• Instructions for the task: Search the data for the string "that" and gather each line it is in.
* Begin *
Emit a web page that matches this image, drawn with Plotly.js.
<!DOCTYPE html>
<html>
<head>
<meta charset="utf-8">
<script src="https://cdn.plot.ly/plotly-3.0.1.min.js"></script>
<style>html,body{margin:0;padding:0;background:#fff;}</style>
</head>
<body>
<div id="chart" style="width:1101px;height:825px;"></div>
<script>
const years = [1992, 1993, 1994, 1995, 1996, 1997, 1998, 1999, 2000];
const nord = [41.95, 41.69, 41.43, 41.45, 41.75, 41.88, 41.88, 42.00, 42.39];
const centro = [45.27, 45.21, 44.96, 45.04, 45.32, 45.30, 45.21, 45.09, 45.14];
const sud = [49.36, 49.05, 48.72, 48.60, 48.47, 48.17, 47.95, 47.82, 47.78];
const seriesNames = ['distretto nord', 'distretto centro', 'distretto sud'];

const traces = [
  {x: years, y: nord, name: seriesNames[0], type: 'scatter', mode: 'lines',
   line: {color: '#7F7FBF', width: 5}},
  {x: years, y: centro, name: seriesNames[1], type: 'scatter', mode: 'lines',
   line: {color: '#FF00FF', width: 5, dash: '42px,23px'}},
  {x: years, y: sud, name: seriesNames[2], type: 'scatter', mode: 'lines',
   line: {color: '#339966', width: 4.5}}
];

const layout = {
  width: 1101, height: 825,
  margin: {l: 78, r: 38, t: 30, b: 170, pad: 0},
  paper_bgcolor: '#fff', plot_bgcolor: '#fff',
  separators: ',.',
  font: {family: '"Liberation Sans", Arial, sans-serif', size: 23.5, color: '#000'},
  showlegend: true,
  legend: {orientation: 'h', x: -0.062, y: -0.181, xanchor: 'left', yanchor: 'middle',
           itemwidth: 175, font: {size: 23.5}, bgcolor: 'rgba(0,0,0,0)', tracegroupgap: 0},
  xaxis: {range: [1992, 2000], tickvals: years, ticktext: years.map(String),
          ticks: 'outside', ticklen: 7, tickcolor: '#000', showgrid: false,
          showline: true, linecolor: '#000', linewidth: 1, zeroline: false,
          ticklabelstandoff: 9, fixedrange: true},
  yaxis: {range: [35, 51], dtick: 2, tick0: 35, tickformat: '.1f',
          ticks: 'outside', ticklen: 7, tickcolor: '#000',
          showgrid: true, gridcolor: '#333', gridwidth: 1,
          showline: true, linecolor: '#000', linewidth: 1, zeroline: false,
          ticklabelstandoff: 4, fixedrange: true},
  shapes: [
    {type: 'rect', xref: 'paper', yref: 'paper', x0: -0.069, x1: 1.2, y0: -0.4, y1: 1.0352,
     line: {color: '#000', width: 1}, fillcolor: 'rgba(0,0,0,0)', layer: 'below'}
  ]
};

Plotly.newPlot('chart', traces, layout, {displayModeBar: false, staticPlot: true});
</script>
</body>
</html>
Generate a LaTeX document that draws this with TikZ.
* End *
• Written response:
Emit a web page that matches this image, drawn with Plotly.js.
Generate a LaTeX document that draws this with TikZ.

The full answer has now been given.